Exercise task:
For this exercise, output only the lines between the "Output the Python" line and the "ax = fig.add_axes([0.109, 0.1385, 0.876, 0.8225])" line, both of them included, and skip all pictures.

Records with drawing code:
>> begin

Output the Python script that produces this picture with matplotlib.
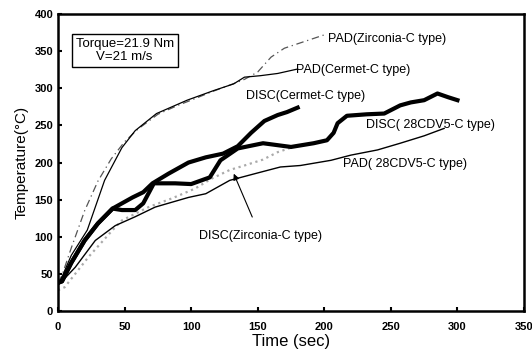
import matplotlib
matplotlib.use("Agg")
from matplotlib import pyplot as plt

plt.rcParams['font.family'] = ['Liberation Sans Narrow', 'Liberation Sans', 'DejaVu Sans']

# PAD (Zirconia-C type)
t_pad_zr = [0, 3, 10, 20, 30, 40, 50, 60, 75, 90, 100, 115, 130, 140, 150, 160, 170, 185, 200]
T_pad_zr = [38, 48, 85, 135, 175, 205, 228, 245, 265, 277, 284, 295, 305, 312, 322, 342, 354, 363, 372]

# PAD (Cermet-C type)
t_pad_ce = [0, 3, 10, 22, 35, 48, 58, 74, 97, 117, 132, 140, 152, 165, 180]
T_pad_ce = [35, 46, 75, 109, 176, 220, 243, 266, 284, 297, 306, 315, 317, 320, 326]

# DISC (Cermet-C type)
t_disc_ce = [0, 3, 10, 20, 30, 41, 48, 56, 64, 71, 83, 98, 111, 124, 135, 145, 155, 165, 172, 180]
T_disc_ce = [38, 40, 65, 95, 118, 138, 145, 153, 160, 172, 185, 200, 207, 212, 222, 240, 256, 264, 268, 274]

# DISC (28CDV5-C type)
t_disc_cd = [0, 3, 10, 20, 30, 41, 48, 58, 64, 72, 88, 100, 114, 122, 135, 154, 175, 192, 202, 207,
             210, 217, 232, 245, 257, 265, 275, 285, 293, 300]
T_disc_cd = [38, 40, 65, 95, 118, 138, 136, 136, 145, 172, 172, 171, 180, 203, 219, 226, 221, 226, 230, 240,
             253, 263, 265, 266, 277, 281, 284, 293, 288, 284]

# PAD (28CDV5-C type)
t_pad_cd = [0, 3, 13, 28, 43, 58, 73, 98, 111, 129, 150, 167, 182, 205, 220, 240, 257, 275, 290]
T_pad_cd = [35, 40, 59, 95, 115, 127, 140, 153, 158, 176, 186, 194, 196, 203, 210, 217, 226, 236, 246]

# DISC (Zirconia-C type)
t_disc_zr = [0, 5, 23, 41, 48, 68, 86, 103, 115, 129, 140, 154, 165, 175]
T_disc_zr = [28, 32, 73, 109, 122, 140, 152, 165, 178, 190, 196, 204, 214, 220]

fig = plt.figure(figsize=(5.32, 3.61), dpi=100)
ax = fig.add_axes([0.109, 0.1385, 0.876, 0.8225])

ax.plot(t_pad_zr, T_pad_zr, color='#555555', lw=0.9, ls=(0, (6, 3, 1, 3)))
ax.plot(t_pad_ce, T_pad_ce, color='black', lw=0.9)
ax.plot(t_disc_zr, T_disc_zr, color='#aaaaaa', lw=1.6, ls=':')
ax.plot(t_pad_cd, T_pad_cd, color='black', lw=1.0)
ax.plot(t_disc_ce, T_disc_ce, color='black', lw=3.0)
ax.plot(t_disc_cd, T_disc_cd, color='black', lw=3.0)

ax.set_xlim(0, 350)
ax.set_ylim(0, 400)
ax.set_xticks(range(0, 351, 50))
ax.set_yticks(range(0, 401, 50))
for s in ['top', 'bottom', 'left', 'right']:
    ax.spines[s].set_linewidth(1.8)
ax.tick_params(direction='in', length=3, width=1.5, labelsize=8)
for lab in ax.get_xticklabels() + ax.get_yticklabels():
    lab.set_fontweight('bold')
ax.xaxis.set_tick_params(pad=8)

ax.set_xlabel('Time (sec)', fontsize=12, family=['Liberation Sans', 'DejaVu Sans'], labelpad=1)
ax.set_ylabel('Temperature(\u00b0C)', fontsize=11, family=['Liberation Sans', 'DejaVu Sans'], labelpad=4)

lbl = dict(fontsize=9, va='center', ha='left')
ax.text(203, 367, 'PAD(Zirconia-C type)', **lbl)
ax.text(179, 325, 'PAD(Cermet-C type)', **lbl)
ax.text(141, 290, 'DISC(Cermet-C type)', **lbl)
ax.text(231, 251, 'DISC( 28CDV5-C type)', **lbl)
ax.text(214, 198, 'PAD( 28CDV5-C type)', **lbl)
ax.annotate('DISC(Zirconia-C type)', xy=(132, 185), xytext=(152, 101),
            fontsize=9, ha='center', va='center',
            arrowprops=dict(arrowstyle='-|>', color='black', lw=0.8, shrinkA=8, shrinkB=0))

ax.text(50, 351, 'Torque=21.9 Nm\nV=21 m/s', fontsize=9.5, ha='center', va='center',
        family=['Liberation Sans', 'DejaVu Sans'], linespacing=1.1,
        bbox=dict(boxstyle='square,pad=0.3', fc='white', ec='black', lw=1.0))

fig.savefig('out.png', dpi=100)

>> end
>> begin

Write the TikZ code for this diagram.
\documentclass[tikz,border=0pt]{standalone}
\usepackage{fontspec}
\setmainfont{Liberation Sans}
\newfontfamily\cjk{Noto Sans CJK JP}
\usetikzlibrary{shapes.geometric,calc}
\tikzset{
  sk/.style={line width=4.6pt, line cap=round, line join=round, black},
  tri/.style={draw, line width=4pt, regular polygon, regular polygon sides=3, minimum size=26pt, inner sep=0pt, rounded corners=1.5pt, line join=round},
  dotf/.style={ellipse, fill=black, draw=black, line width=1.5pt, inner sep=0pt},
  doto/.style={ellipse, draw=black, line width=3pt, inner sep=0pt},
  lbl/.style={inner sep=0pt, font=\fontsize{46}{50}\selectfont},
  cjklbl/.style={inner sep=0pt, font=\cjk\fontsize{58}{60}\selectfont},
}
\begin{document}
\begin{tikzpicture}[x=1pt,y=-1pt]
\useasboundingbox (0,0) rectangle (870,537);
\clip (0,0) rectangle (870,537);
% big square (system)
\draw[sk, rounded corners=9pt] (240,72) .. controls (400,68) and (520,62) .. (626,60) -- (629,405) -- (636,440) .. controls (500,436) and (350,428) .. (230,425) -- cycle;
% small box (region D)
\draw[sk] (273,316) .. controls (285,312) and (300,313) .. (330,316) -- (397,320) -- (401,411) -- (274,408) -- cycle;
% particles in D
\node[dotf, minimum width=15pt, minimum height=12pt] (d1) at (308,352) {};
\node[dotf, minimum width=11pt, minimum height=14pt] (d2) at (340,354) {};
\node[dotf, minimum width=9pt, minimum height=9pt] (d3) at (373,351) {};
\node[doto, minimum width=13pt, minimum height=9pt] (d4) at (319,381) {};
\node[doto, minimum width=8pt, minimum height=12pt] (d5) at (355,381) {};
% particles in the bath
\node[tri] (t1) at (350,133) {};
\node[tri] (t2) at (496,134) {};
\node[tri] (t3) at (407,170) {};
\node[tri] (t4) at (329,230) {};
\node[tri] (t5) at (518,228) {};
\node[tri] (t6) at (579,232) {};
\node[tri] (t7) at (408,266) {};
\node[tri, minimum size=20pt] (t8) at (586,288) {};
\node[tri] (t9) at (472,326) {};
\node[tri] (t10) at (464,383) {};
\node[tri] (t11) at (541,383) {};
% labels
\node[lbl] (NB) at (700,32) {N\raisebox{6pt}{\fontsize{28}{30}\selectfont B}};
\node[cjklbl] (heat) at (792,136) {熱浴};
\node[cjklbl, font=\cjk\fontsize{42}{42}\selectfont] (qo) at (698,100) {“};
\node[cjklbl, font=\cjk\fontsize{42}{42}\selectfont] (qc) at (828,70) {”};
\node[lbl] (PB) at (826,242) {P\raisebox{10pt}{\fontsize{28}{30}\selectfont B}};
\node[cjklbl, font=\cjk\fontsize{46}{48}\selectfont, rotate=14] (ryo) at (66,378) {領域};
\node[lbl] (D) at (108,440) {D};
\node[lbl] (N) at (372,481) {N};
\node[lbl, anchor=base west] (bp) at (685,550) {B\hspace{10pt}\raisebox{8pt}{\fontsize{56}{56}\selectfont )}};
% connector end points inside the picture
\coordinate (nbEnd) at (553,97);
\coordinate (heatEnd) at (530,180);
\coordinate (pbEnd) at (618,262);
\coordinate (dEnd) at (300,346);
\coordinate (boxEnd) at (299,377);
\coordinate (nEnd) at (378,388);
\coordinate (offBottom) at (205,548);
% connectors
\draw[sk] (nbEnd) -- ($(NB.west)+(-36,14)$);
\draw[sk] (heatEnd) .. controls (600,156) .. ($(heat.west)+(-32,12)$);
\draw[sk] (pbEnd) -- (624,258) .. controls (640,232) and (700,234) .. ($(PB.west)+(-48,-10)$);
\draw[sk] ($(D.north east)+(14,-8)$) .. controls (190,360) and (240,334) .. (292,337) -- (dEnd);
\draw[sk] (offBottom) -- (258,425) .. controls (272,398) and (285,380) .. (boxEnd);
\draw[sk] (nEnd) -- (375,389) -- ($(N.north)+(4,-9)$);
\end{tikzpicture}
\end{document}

>> end

The result:
Output the Python script that produces this picture with matplotlib.
import matplotlib
matplotlib.use("Agg")
from matplotlib import pyplot as plt

plt.rcParams['font.family'] = ['Liberation Sans Narrow', 'Liberation Sans', 'DejaVu Sans']

# PAD (Zirconia-C type)
t_pad_zr = [0, 3, 10, 20, 30, 40, 50, 60, 75, 90, 100, 115, 130, 140, 150, 160, 170, 185, 200]
T_pad_zr = [38, 48, 85, 135, 175, 205, 228, 245, 265, 277, 284, 295, 305, 312, 322, 342, 354, 363, 372]

# PAD (Cermet-C type)
t_pad_ce = [0, 3, 10, 22, 35, 48, 58, 74, 97, 117, 132, 140, 152, 165, 180]
T_pad_ce = [35, 46, 75, 109, 176, 220, 243, 266, 284, 297, 306, 315, 317, 320, 326]

# DISC (Cermet-C type)
t_disc_ce = [0, 3, 10, 20, 30, 41, 48, 56, 64, 71, 83, 98, 111, 124, 135, 145, 155, 165, 172, 180]
T_disc_ce = [38, 40, 65, 95, 118, 138, 145, 153, 160, 172, 185, 200, 207, 212, 222, 240, 256, 264, 268, 274]

# DISC (28CDV5-C type)
t_disc_cd = [0, 3, 10, 20, 30, 41, 48, 58, 64, 72, 88, 100, 114, 122, 135, 154, 175, 192, 202, 207,
             210, 217, 232, 245, 257, 265, 275, 285, 293, 300]
T_disc_cd = [38, 40, 65, 95, 118, 138, 136, 136, 145, 172, 172, 171, 180, 203, 219, 226, 221, 226, 230, 240,
             253, 263, 265, 266, 277, 281, 284, 293, 288, 284]

# PAD (28CDV5-C type)
t_pad_cd = [0, 3, 13, 28, 43, 58, 73, 98, 111, 129, 150, 167, 182, 205, 220, 240, 257, 275, 290]
T_pad_cd = [35, 40, 59, 95, 115, 127, 140, 153, 158, 176, 186, 194, 196, 203, 210, 217, 226, 236, 246]

# DISC (Zirconia-C type)
t_disc_zr = [0, 5, 23, 41, 48, 68, 86, 103, 115, 129, 140, 154, 165, 175]
T_disc_zr = [28, 32, 73, 109, 122, 140, 152, 165, 178, 190, 196, 204, 214, 220]

fig = plt.figure(figsize=(5.32, 3.61), dpi=100)
ax = fig.add_axes([0.109, 0.1385, 0.876, 0.8225])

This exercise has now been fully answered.